Pushing products to market due to corporate stakeholder’s pressure is another, as well as en-masse firing events (particularly of employees charged with establishing ethical guidelines) before product deployment, overhyping products and clever use of psychological tactics to create an image of artificial intelligence, and exploitative use of outsourced labour.

We can use these symptoms as early warning signals of potentially unethical practice occurring at a company, and then leverage both consumer choice and government regulations to proactively make a change in the landscape of machine learning companies for the better.

Key actions to further ethical machine learning

Both individuals and companies as a whole have a responsibility to act ethically and provide a better future for the citizens they serve.

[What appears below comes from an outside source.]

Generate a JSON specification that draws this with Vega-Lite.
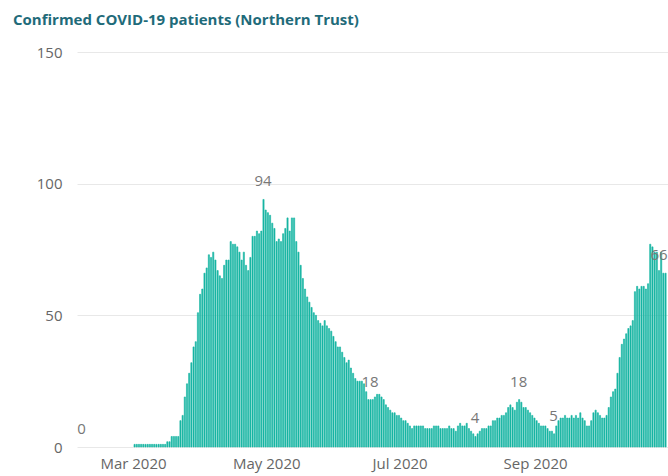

Academics and machine learning engineers need to be engaging in knowledge exchange in order to allow space for citizens to learn about machine learning and the ethics thereof. Outreach, demystifying how machine learning works to the public, and engaging with policy to ensure government regulations are kept up to date as much as possible with the quick-moving industry landscape are essential tools that can help provide momentum to social tipping points on issues surrounding machine learning.

As part of this, it is essential to understand that language and philosophy matters, and that interdisciplinary work needs to be embraced. Algorithms cannot “create” or “own” or “make”; they do not have personhood. Laissez-faire use of language like this, or philosophies that do not centre human rights and the human experience, can allow both individuals and companies to fall prey to overhyped marketing and user-interfaces.

Interdisciplinary work with linguists, philosophers, and machine learning ethicists can provide insights that prevent unethical practices or tools. Additionally, when working to solve a particular issue with a machine learning tool, it is essential to engage with the community for which that issue needs to be solved. This interdisciplinary research can not help to avoid ethical pitfalls, but build a better tool overall.

Open-access papers and code are another essential way in which individuals and companies can engage with their agency. Ensuring that science and code remains reproducible and inheritable is a key cornerstone to maintain trust in that science and code; benchmark testing and peer-review needs to be embraced in these spaces.

Finally, considering the use of ethics review boards, similar to those in the field of medical science, could be an essential tool for universities and companies to safeguard against ethical and moral concerns regarding the development of any particular machine learning application.

Ethics at digiLab

At digiLab we are looking forward to including a section on ethics in our teaching material, as well as establishing an ethics review board for our own activities, so that we can play our part in carving out a space for ethical machine learning. This article is also the result of a machine learning ethics seminar, of which we will be having more of as the machine learning landscape changes and provides more case studies from which we can learn about unethical practices.

Resources that those interested in ethics can look into include:

The Ada Lovelace Institute report Looking before we leap: Expanding ethical review processes for AI and data science research
The Turing Way: A Handbook for Reproducible Data Science
An archive of discrimination and bias showcased in large language models, along with societal impacts, from researcher Emily M. Bender
The Age of Surveillance Capitalism: The Fight for a Human Future at the New Frontier of Power by Shoshana Zuboff
Privacy is Power: Why and How You Should Take Back Control of Your Data by Carissa Véliz

In what ways have you found machine learning, or data privacy, has changed your life, for better or for worse? How do you think the fabric of our society will change with tools like ChatGPT? Do you think that government or societal forces have enough power and agency to push back against unethical company practices?